What you need to do »
Reproduce the listing word for word, leaving every picture behind.

Data shown »
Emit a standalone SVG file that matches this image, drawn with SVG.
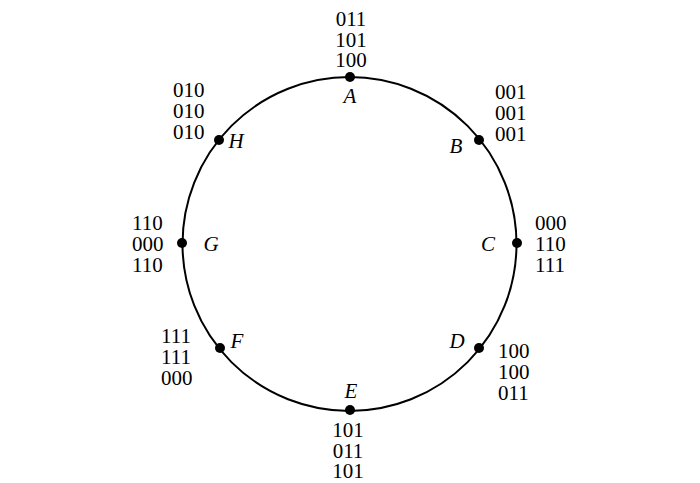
<svg xmlns="http://www.w3.org/2000/svg" width="700" height="483" viewBox="0 0 700 483">
<style>
.c{fill:none;stroke:#000;stroke-width:2}
.d{fill:#000}
.t{font-family:"Liberation Serif","Times New Roman",serif;font-size:21px;fill:#000}
.l{font-family:"Liberation Serif","Times New Roman",serif;font-size:21px;font-style:italic;fill:#000}
</style>
<rect width="700" height="483" fill="#fff"/>
<g id="connectors">
<circle class="c" cx="349.5" cy="244" r="167"/>
</g>
<g id="A">
<circle class="d" cx="350" cy="77" r="5"/>
<text class="t" x="351" text-anchor="middle"><tspan x="351" y="26">011</tspan><tspan x="351" y="47">101</tspan><tspan x="351" y="67">100</tspan></text>
<text class="l" x="350" y="103" text-anchor="middle">A</text>
</g>
<g id="B">
<circle class="d" cx="479" cy="140" r="5"/>
<text class="t" x="495"><tspan x="495" y="99">001</tspan><tspan x="495" y="120">001</tspan><tspan x="495" y="141">001</tspan></text>
<text class="l" x="456" y="153" text-anchor="middle">B</text>
</g>
<g id="C">
<circle class="d" cx="517" cy="243" r="5"/>
<text class="t" x="535"><tspan x="535" y="230">000</tspan><tspan x="535" y="251">110</tspan><tspan x="535" y="272">111</tspan></text>
<text class="l" x="488" y="251" text-anchor="middle">C</text>
</g>
<g id="D">
<circle class="d" cx="479" cy="348" r="5"/>
<text class="t" x="498"><tspan x="498" y="358">100</tspan><tspan x="498" y="379">100</tspan><tspan x="498" y="400">011</tspan></text>
<text class="l" x="457" y="348" text-anchor="middle">D</text>
</g>
<g id="E">
<circle class="d" cx="350" cy="410" r="5"/>
<text class="t" x="348" text-anchor="middle"><tspan x="348" y="437">101</tspan><tspan x="348" y="458">011</tspan><tspan x="348" y="478">101</tspan></text>
<text class="l" x="351" y="398" text-anchor="middle">E</text>
</g>
<g id="F">
<circle class="d" cx="220" cy="348" r="5"/>
<text class="t" x="161"><tspan x="161" y="343">111</tspan><tspan x="161" y="364">111</tspan><tspan x="161" y="385">000</tspan></text>
<text class="l" x="237" y="348" text-anchor="middle">F</text>
</g>
<g id="G">
<circle class="d" cx="182" cy="243" r="5"/>
<text class="t" x="132"><tspan x="132" y="230">110</tspan><tspan x="132" y="251">000</tspan><tspan x="132" y="272">110</tspan></text>
<text class="l" x="211" y="251" text-anchor="middle">G</text>
</g>
<g id="H">
<circle class="d" cx="219" cy="140" r="5"/>
<text class="t" x="173"><tspan x="173" y="97">010</tspan><tspan x="173" y="118">010</tspan><tspan x="173" y="139">010</tspan></text>
<text class="l" x="236" y="148" text-anchor="middle">H</text>
</g>
</svg>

Output below »
Emit a standalone SVG file that matches this image, drawn with SVG.
<svg xmlns="http://www.w3.org/2000/svg" width="700" height="483" viewBox="0 0 700 483">
<style>
.c{fill:none;stroke:#000;stroke-width:2}
.d{fill:#000}
.t{font-family:"Liberation Serif","Times New Roman",serif;font-size:21px;fill:#000}
.l{font-family:"Liberation Serif","Times New Roman",serif;font-size:21px;font-style:italic;fill:#000}
</style>
<rect width="700" height="483" fill="#fff"/>
<g id="connectors">
<circle class="c" cx="349.5" cy="244" r="167"/>
</g>
<g id="A">
<circle class="d" cx="350" cy="77" r="5"/>
<text class="t" x="351" text-anchor="middle"><tspan x="351" y="26">011</tspan><tspan x="351" y="47">101</tspan><tspan x="351" y="67">100</tspan></text>
<text class="l" x="350" y="103" text-anchor="middle">A</text>
</g>
<g id="B">
<circle class="d" cx="479" cy="140" r="5"/>
<text class="t" x="495"><tspan x="495" y="99">001</tspan><tspan x="495" y="120">001</tspan><tspan x="495" y="141">001</tspan></text>
<text class="l" x="456" y="153" text-anchor="middle">B</text>
</g>
<g id="C">
<circle class="d" cx="517" cy="243" r="5"/>
<text class="t" x="535"><tspan x="535" y="230">000</tspan><tspan x="535" y="251">110</tspan><tspan x="535" y="272">111</tspan></text>
<text class="l" x="488" y="251" text-anchor="middle">C</text>
</g>
<g id="D">
<circle class="d" cx="479" cy="348" r="5"/>
<text class="t" x="498"><tspan x="498" y="358">100</tspan><tspan x="498" y="379">100</tspan><tspan x="498" y="400">011</tspan></text>
<text class="l" x="457" y="348" text-anchor="middle">D</text>
</g>
<g id="E">
<circle class="d" cx="350" cy="410" r="5"/>
<text class="t" x="348" text-anchor="middle"><tspan x="348" y="437">101</tspan><tspan x="348" y="458">011</tspan><tspan x="348" y="478">101</tspan></text>
<text class="l" x="351" y="398" text-anchor="middle">E</text>
</g>
<g id="F">
<circle class="d" cx="220" cy="348" r="5"/>
<text class="t" x="161"><tspan x="161" y="343">111</tspan><tspan x="161" y="364">111</tspan><tspan x="161" y="385">000</tspan></text>
<text class="l" x="237" y="348" text-anchor="middle">F</text>
</g>
<g id="G">
<circle class="d" cx="182" cy="243" r="5"/>
<text class="t" x="132"><tspan x="132" y="230">110</tspan><tspan x="132" y="251">000</tspan><tspan x="132" y="272">110</tspan></text>
<text class="l" x="211" y="251" text-anchor="middle">G</text>
</g>
<g id="H">
<circle class="d" cx="219" cy="140" r="5"/>
<text class="t" x="173"><tspan x="173" y="97">010</tspan><tspan x="173" y="118">010</tspan><tspan x="173" y="139">010</tspan></text>
<text class="l" x="236" y="148" text-anchor="middle">H</text>
</g>
</svg>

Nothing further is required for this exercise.